▶ [WHAT YOU NEED TO DO] Give again only the lines beginning with the one that contains "The picture is" and ending with the one that contains "const yTicksA = [-4, -2, 0, 2, 4];"; include both of those lines.

--- begin DATA EXCERPT ---

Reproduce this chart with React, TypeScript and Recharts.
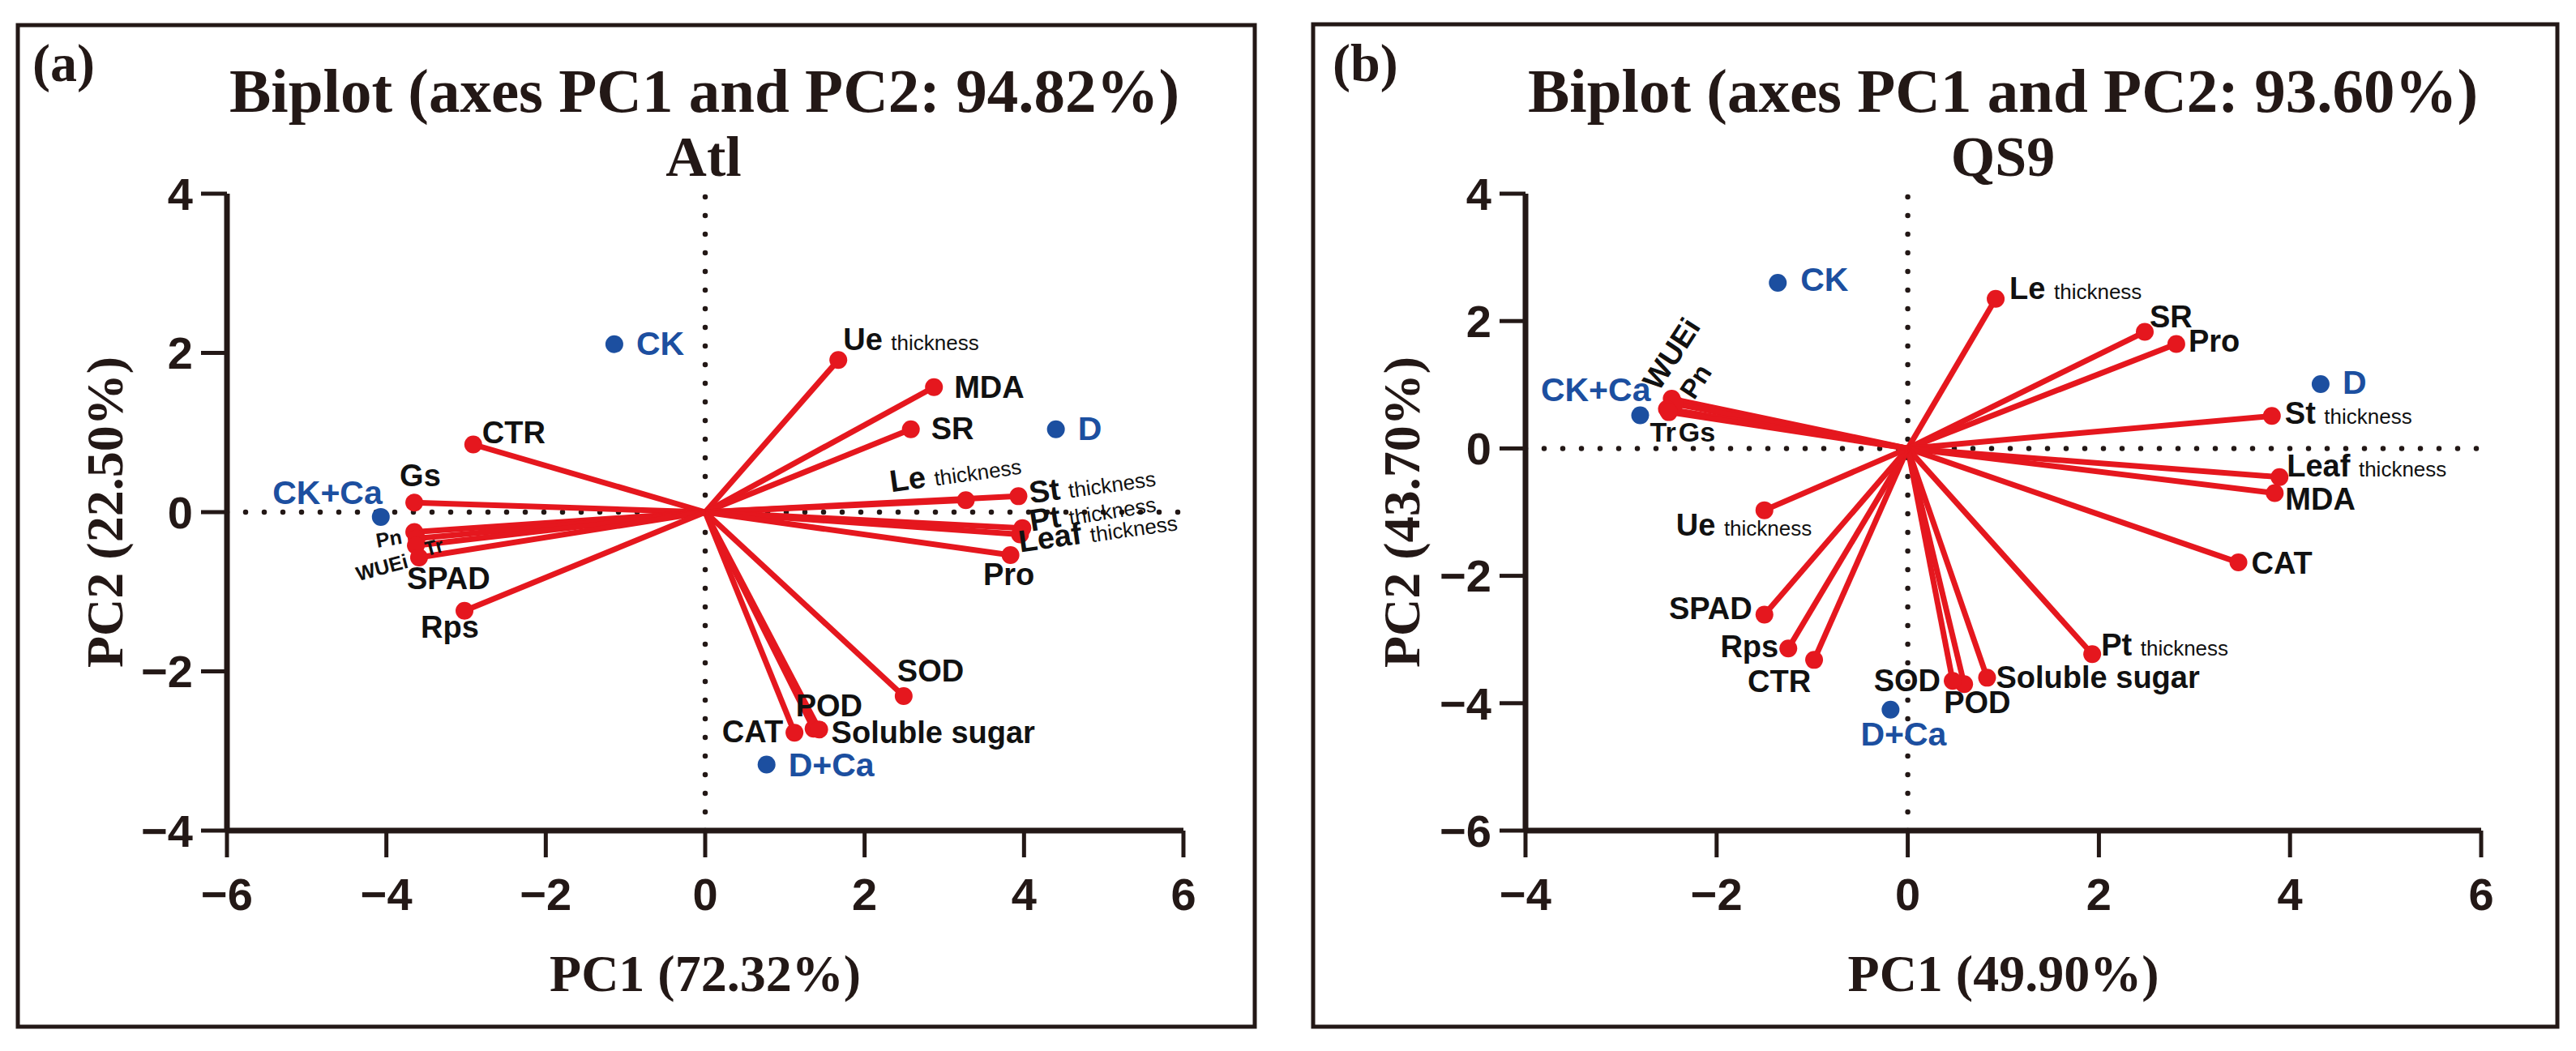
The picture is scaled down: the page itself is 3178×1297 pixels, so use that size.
import React from 'react';
import { ScatterChart, Scatter, XAxis, YAxis, ReferenceLine } from 'recharts';

const RED = '#e5171e';
const BLUE = '#1c4fa0';
const INK = '#231816';
const SANS = 'Liberation Sans, Arial, sans-serif';
const SERIF = 'Liberation Serif, Times New Roman, serif';

// ---------- Panel (a): Atl ----------
const varsA = ['Ue thickness', 'MDA', 'SR', 'Le thickness', 'St thickness', 'Pt thickness', 'Leaf thickness', 'Pro', 'SOD', 'POD', 'Soluble sugar', 'CAT', 'CTR', 'Gs', 'Pn', 'Tr', 'WUEi', 'SPAD', 'Rps'];
const pc1A = [1.67, 2.87, 2.58, 3.27, 3.93, 3.98, 3.95, 3.83, 2.49, 1.36, 1.43, 1.12, -2.91, -3.65, -3.65, -3.62, -3.63, -3.59, -3.02];
const pc2A = [1.91, 1.57, 1.04, 0.15, 0.2, -0.2, -0.28, -0.54, -2.31, -2.72, -2.73, -2.77, 0.85, 0.12, -0.25, -0.33, -0.42, -0.57, -1.24];
const samplesA = ['CK', 'D', 'CK+Ca', 'D+Ca'];
const score1A = [-1.14, 4.4, -4.07, 0.77];
const score2A = [2.11, 1.04, -0.06, -3.17];
const xTicksA = [-6, -4, -2, 0, 2, 4, 6];
const yTicksA = [-4, -2, 0, 2, 4];

// ---------- Panel (b): QS9 ----------
const varsB = ['Le thickness', 'SR', 'Pro', 'St thickness', 'Leaf thickness', 'MDA', 'CAT', 'Pt thickness', 'Soluble sugar', 'POD', 'SOD', 'CTR', 'Rps', 'SPAD', 'Ue thickness', 'WUEi', 'Pn', 'Tr', 'Gs'];
const pc1B = [0.92, 2.48, 2.81, 3.81, 3.89, 3.84, 3.46, 1.93, 0.83, 0.59, 0.47, -0.98, -1.25, -1.5, -1.5, -2.47, -2.44, -2.52, -2.5];
const pc2B = [2.35, 1.83, 1.64, 0.51, -0.45, -0.7, -1.79, -3.23, -3.6, -3.7, -3.65, -3.32, -3.14, -2.61, -0.97, 0.78, 0.7, 0.62, 0.57];
const samplesB = ['CK', 'D', 'CK+Ca', 'D+Ca'];
const score1B = [-1.36, 4.32, -2.8, -0.18];
const score2B = [2.6, 1.01, 0.52, -4.1];
const xTicksB = [-4, -2, 0, 2, 4, 6];
const yTicksB = [-6, -4, -2, 0, 2, 4];

// label placement (pixel offsets from the point): [dx, dy, anchor, rotation, fontSize]
type LP = [number, number, string, number, number];
const labelPosA: Record<string, LP> = {
  'Ue thickness': [6, -12, 'start', 0, 38],
  MDA: [25, 13, 'start', 0, 38],
  SR: [25, 12, 'start', 0, 38],
  'Le thickness': [-92, -10, 'start', -8, 38],
  'St thickness': [15, 9, 'start', -8, 38],
  'Pt thickness': [11, 4, 'start', -9, 38],
  'Leaf thickness': [0, 22, 'start', -8, 38],
  Pro: [-2, 37, 'middle', 0, 38],
  SOD: [-8, -18, 'start', 0, 38],
  POD: [-22, -15, 'start', 0, 38],
  'Soluble sugar': [15, 17, 'start', 0, 38],
  CAT: [-14, 12, 'end', 0, 38],
  CTR: [11, -1, 'start', 0, 38],
  Gs: [-18, -20, 'start', 0, 38],
  Pn: [-14, 14, 'end', -10, 25],
  Tr: [12, 22, 'start', -15, 25],
  WUEi: [-8, 27, 'end', -15, 25],
  SPAD: [-15, 39, 'start', 0, 38],
  Rps: [-54, 33, 'start', 0, 38],
};
const samplePosA: Record<string, LP> = {
  CK: [27, 13, 'start', 0, 41],
  D: [27, 13, 'start', 0, 41],
  'CK+Ca': [2, -16, 'end', 0, 41],
  'D+Ca': [27, 15, 'start', 0, 41],
};
const labelPosB: Record<string, LP> = {
  'Le thickness': [17, 0, 'start', 0, 38],
  SR: [6, -6, 'start', 0, 38],
  Pro: [15, 10, 'start', 0, 38],
  'St thickness': [16, 10, 'start', 0, 38],
  'Leaf thickness': [9, -1, 'start', 0, 38],
  MDA: [13, 21, 'start', 0, 38],
  CAT: [16, 14, 'start', 0, 38],
  'Pt thickness': [11, 2, 'start', 0, 38],
  'Soluble sugar': [11, 13, 'start', 0, 38],
  POD: [-25, 36, 'start', 0, 38],
  SOD: [-15, 13, 'end', 0, 38],
  CTR: [-82, 40, 'start', 0, 38],
  Rps: [-12, 11, 'end', 0, 38],
  SPAD: [-15, 5, 'end', 0, 38],
  'Ue thickness': [-109, 31, 'start', 0, 38],
  WUEi: [-16, -8, 'start', -57, 37],
  Pn: [24, -4, 'start', -57, 33],
  Tr: [-21, 40, 'start', 0, 34],
  Gs: [12, 36, 'start', 0, 34],
};
const samplePosB: Record<string, LP> = {
  CK: [28, 10, 'start', 0, 41],
  D: [27, 12, 'start', 0, 41],
  'CK+Ca': [13, -18, 'end', 0, 41],
  'D+Ca': [16, 44, 'middle', 0, 41],
};

const minus = (v: number) => String(v).replace('-', '\u2212');

const makeShape = (pos: Record<string, LP>, color: string, textColor: string) => (props: any) => {
  const { cx, cy, payload } = props;
  if (cx == null || cy == null) return <g />;
  const name: string = payload.name;
  const [dx, dy, anchor, rot, size] = pos[name] || [12, 12, 'start', 0, 38];
  const lx = cx + dx;
  const ly = cy + dy;
  const isThick = name.endsWith(' thickness');
  const main = isThick ? name.slice(0, -10) + ' ' : name;
  return (
    <g>
      <circle cx={cx} cy={cy} r={11} fill={color} />
      <text
        x={lx}
        y={ly}
        textAnchor={anchor}
        transform={rot ? `rotate(${rot} ${lx} ${ly})` : undefined}
        fontFamily={SANS}
        fontWeight="bold"
        fontSize={size}
        fill={textColor}
      >
        {main}
        {isThick ? (
          <tspan fontSize={26} fontWeight="normal">
            thickness
          </tspan>
        ) : null}
      </text>
    </g>
  );
};

type PanelProps = {
  left: number;
  width: number;
  yAxisWidth: number;
  marginRight: number;
  vars: string[];
  pc1: number[];
  pc2: number[];
  samples: string[];
  s1: number[];
  s2: number[];
  xDomain: [number, number];
  yDomain: [number, number];
  xTicks: number[];
  yTicks: number[];
  xLabel: string;
  yLabel: string;
  labelPos: Record<string, LP>;
  samplePos: Record<string, LP>;
};

function Panel(p: PanelProps) {
  const loadings = p.vars.map((name, i) => ({ name, x: p.pc1[i], y: p.pc2[i] }));
  const scores = p.samples.map((name, i) => ({ name, x: p.s1[i], y: p.s2[i] }));
  const tickFont = { fontSize: 56, fontFamily: SANS, fontWeight: 'bold', fill: INK };
  return (
    <div style={{ position: 'absolute', left: p.left, top: 0 }}>
      <ScatterChart
        width={p.width}
        height={1297}
        margin={{ top: 239, right: p.marginRight, bottom: 74, left: 0 }}
      >
        <XAxis
          dataKey="x"
          type="number"
          domain={p.xDomain}
          ticks={p.xTicks}
          interval={0}
          height={198}
          tickSize={33}
          tickMargin={25}
          tickFormatter={minus}
          tick={tickFont}
          stroke={INK}
          axisLine={{ stroke: INK, strokeWidth: 7 }}
          tickLine={{ stroke: INK, strokeWidth: 5 }}
          label={{
            value: p.xLabel,
            position: 'insideBottom',
            offset: 0,
            fontSize: 64,
            fontFamily: SERIF,
            fontWeight: 'bold',
            fill: INK,
          }}
        />
        <YAxis
          dataKey="y"
          type="number"
          domain={p.yDomain}
          ticks={p.yTicks}
          interval={0}
          width={p.yAxisWidth}
          tickSize={32}
          tickMargin={10}
          tickFormatter={minus}
          tick={tickFont}
          stroke={INK}
          axisLine={{ stroke: INK, strokeWidth: 7 }}
          tickLine={{ stroke: INK, strokeWidth: 5 }}
          label={{
            value: p.yLabel,
            angle: -90,
            position: 'insideLeft',
            offset: 128,
            fontSize: 64,
            fontFamily: SERIF,
            fontWeight: 'bold',
            fill: INK,
            style: { textAnchor: 'middle' },
          }}
        />
        <XAxis
          xAxisId="top"
          orientation="top"
          dataKey="x"
          type="number"
          domain={p.xDomain}
          height={0}
          tick={false}
          tickLine={false}
          axisLine={{ stroke: INK, strokeWidth: 5 }}
        />
        <YAxis
          yAxisId="right"
          orientation="right"
          dataKey="y"
          type="number"
          domain={p.yDomain}
          width={0}
          tick={false}
          tickLine={false}
          axisLine={{ stroke: INK, strokeWidth: 5 }}
        />
        <ReferenceLine x={0} stroke={INK} strokeWidth={6.5} strokeDasharray="0 23" strokeLinecap="round" />
        <ReferenceLine y={0} stroke={INK} strokeWidth={6.5} strokeDasharray="0 23" strokeLinecap="round" />
        {loadings.map((d) => (
          <ReferenceLine
            key={'v' + d.name}
            segment={[
              { x: 0, y: 0 },
              { x: d.x, y: d.y },
            ]}
            stroke={RED}
            strokeWidth={7}
          />
        ))}
        <Scatter
          name="loadings"
          data={loadings}
          fill={RED}
          isAnimationActive={false}
          shape={makeShape(p.labelPos, RED, '#111111')}
        />
        <Scatter
          name="scores"
          data={scores}
          fill={BLUE}
          isAnimationActive={false}
          shape={makeShape(p.samplePos, BLUE, BLUE)}
        />
      </ScatterChart>
    </div>
  );
}

export default function App() {
  return (
    <div style={{ position: 'absolute', left: 0, top: 0, width: 3178, height: 1297, background: '#ffffff', overflow: 'hidden' }}>
      <svg width={3178} height={1297} style={{ position: 'absolute', left: 0, top: 0 }}>
        <rect x={22} y={31} width={1526} height={1236} fill="none" stroke={INK} strokeWidth={5} />
        <rect x={1620} y={30} width={1535} height={1237} fill="none" stroke={INK} strokeWidth={5} />
        <g fontFamily={SERIF} fontWeight="bold" fill={INK}>
          <text x={40} y={100} fontSize={66}>(a)</text>
          <text x={869} y={138} fontSize={77} textAnchor="middle">Biplot (axes PC1 and PC2: 94.82%)</text>
          <text x={868} y={217} fontSize={70} textAnchor="middle">Atl</text>
          <text x={1644} y={100} fontSize={66}>(b)</text>
          <text x={2471} y={138} fontSize={77} textAnchor="middle">Biplot (axes PC1 and PC2: 93.60%)</text>
          <text x={2471} y={217} fontSize={70} textAnchor="middle">QS9</text>
        </g>
      </svg>
      <Panel
        left={0}
        width={1600}
        yAxisWidth={280}
        marginRight={140}
        vars={varsA}
        pc1={pc1A}
        pc2={pc2A}
        samples={samplesA}
        s1={score1A}
        s2={score2A}
        xDomain={[-6, 6]}
        yDomain={[-4, 4]}
        xTicks={xTicksA}
        yTicks={yTicksA}
        xLabel="PC1 (72.32%)"
        yLabel="PC2 (22.50%)"
        labelPos={labelPosA}
        samplePos={samplePosA}
      />
      <Panel
        left={1600}
        width={1578}
        yAxisWidth={282}
        marginRight={117}
        vars={varsB}
        pc1={pc1B}
        pc2={pc2B}
        samples={samplesB}
        s1={score1B}
        s2={score2B}
        xDomain={[-4, 6]}
        yDomain={[-6, 4]}
        xTicks={xTicksB}
        yTicks={yTicksB}
        xLabel="PC1 (49.90%)"
        yLabel="PC2 (43.70%)"
        labelPos={labelPosB}
        samplePos={samplePosB}
      />
    </div>
  );
}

--- end DATA EXCERPT ---

▶ [CORRECT ANSWER]
The picture is scaled down: the page itself is 3178×1297 pixels, so use that size.
import React from 'react';
import { ScatterChart, Scatter, XAxis, YAxis, ReferenceLine } from 'recharts';

const RED = '#e5171e';
const BLUE = '#1c4fa0';
const INK = '#231816';
const SANS = 'Liberation Sans, Arial, sans-serif';
const SERIF = 'Liberation Serif, Times New Roman, serif';

// ---------- Panel (a): Atl ----------
const varsA = ['Ue thickness', 'MDA', 'SR', 'Le thickness', 'St thickness', 'Pt thickness', 'Leaf thickness', 'Pro', 'SOD', 'POD', 'Soluble sugar', 'CAT', 'CTR', 'Gs', 'Pn', 'Tr', 'WUEi', 'SPAD', 'Rps'];
const pc1A = [1.67, 2.87, 2.58, 3.27, 3.93, 3.98, 3.95, 3.83, 2.49, 1.36, 1.43, 1.12, -2.91, -3.65, -3.65, -3.62, -3.63, -3.59, -3.02];
const pc2A = [1.91, 1.57, 1.04, 0.15, 0.2, -0.2, -0.28, -0.54, -2.31, -2.72, -2.73, -2.77, 0.85, 0.12, -0.25, -0.33, -0.42, -0.57, -1.24];
const samplesA = ['CK', 'D', 'CK+Ca', 'D+Ca'];
const score1A = [-1.14, 4.4, -4.07, 0.77];
const score2A = [2.11, 1.04, -0.06, -3.17];
const xTicksA = [-6, -4, -2, 0, 2, 4, 6];
const yTicksA = [-4, -2, 0, 2, 4];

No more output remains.